#### DATASET EXTRACT
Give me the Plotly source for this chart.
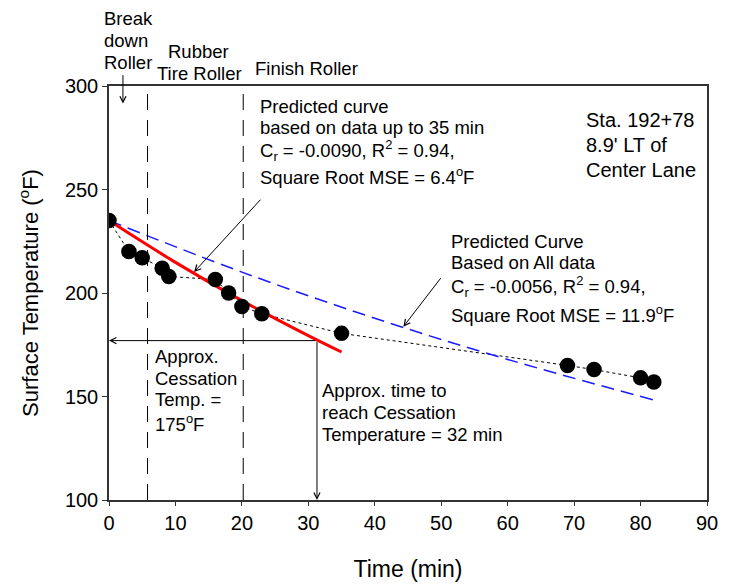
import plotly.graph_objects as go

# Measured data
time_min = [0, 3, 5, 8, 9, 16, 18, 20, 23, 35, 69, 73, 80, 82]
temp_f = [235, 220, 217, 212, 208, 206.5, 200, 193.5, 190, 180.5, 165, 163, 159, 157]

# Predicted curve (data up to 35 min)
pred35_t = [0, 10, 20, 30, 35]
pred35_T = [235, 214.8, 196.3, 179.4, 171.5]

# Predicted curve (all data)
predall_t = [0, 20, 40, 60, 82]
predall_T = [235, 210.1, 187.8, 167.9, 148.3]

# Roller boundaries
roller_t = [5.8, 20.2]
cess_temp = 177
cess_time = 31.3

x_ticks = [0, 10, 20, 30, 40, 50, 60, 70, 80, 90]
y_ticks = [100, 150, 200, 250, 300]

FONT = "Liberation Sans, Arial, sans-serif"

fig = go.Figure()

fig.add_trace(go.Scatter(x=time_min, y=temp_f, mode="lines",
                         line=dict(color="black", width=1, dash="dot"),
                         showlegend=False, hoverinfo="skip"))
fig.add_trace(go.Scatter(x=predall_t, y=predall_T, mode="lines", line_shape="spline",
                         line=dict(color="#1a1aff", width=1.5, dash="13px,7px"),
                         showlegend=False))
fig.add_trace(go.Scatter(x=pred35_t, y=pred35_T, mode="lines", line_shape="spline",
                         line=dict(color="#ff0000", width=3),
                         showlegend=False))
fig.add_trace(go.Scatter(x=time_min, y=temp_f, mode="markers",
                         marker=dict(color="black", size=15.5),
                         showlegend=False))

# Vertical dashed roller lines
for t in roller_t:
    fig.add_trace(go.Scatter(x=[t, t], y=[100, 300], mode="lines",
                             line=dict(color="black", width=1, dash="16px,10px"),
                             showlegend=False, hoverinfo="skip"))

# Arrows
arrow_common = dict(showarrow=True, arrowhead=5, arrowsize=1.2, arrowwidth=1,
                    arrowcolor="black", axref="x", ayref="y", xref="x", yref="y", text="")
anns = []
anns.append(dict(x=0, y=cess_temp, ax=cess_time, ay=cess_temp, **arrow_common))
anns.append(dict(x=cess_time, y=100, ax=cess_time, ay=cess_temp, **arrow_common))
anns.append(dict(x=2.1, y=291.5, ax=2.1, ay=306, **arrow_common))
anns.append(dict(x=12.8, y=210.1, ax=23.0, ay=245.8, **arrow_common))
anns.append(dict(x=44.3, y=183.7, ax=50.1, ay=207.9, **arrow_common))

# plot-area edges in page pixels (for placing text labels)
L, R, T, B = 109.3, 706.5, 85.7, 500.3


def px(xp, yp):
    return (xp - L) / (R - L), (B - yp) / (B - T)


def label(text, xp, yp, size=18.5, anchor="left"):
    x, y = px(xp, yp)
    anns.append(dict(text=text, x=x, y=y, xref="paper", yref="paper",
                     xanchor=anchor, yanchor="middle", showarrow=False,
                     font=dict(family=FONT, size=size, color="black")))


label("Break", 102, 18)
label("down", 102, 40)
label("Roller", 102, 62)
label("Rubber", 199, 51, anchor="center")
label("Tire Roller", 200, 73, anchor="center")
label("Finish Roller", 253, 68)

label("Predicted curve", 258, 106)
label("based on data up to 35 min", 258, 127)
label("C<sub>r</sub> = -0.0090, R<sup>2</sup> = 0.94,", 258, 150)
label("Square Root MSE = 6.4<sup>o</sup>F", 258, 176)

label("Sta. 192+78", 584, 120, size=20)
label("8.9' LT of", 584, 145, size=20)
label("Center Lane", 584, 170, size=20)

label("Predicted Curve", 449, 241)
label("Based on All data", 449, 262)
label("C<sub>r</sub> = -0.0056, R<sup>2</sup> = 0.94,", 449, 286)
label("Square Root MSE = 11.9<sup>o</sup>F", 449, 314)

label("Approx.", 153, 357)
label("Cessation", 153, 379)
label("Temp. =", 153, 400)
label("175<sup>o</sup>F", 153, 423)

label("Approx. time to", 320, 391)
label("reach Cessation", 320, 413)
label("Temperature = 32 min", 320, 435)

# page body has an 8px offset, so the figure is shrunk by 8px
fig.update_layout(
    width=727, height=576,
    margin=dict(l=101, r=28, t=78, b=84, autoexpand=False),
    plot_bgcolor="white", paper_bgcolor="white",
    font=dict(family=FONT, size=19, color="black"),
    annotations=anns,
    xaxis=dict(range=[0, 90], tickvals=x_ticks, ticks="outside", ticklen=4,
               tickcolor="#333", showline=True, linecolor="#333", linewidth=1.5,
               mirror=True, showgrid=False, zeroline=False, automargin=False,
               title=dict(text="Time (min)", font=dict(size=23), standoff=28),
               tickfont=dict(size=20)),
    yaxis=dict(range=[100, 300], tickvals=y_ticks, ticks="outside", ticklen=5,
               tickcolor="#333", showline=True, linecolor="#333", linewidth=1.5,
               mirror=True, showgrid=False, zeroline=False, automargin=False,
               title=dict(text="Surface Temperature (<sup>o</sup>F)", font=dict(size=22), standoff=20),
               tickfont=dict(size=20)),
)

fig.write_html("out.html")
--
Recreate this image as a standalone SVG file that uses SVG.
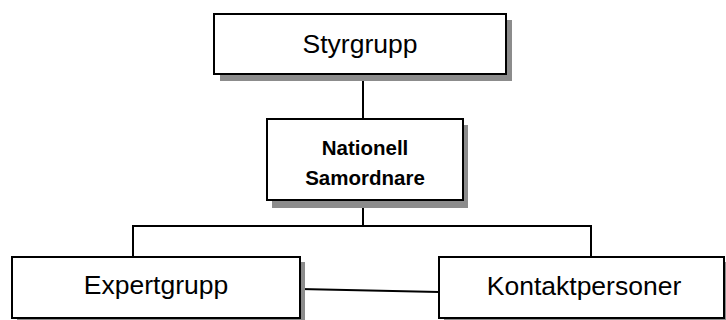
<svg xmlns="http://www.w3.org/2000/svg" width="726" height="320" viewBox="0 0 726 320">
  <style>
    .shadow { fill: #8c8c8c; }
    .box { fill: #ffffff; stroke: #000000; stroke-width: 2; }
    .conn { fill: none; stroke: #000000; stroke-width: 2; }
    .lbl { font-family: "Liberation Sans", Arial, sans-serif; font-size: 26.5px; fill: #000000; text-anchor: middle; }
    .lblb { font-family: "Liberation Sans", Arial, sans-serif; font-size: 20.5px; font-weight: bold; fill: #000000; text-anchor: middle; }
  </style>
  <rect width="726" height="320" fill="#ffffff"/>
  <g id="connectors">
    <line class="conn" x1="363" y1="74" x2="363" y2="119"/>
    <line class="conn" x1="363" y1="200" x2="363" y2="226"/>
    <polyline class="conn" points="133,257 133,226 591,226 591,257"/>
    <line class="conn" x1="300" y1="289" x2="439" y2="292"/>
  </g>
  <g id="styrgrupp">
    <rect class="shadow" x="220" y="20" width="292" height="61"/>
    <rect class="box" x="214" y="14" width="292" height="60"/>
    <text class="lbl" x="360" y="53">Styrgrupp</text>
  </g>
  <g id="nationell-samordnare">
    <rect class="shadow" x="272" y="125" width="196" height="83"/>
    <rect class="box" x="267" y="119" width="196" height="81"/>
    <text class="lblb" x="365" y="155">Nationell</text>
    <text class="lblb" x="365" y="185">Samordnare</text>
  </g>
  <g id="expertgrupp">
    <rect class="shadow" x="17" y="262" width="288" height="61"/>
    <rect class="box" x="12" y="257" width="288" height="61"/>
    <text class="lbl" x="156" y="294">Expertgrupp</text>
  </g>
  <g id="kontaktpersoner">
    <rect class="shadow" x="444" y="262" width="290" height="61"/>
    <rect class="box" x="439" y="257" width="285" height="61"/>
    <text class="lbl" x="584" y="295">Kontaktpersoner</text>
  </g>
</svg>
...
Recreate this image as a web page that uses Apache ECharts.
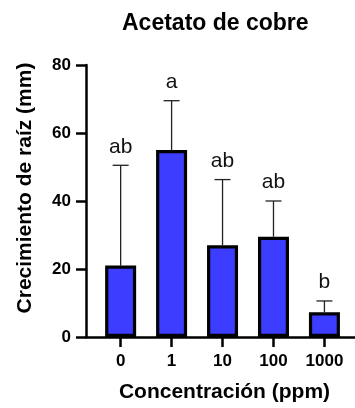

#### TASK PROMPT
Search the records for the word "page" and copy every line where it occurs.

#### RESULT OF THIS TASK
# plot-area edges in page pixels (for placing text labels)
# page body has an 8px offset, so the figure is shrunk by 8px
Recreate this image as a web page that uses Apache ECharts.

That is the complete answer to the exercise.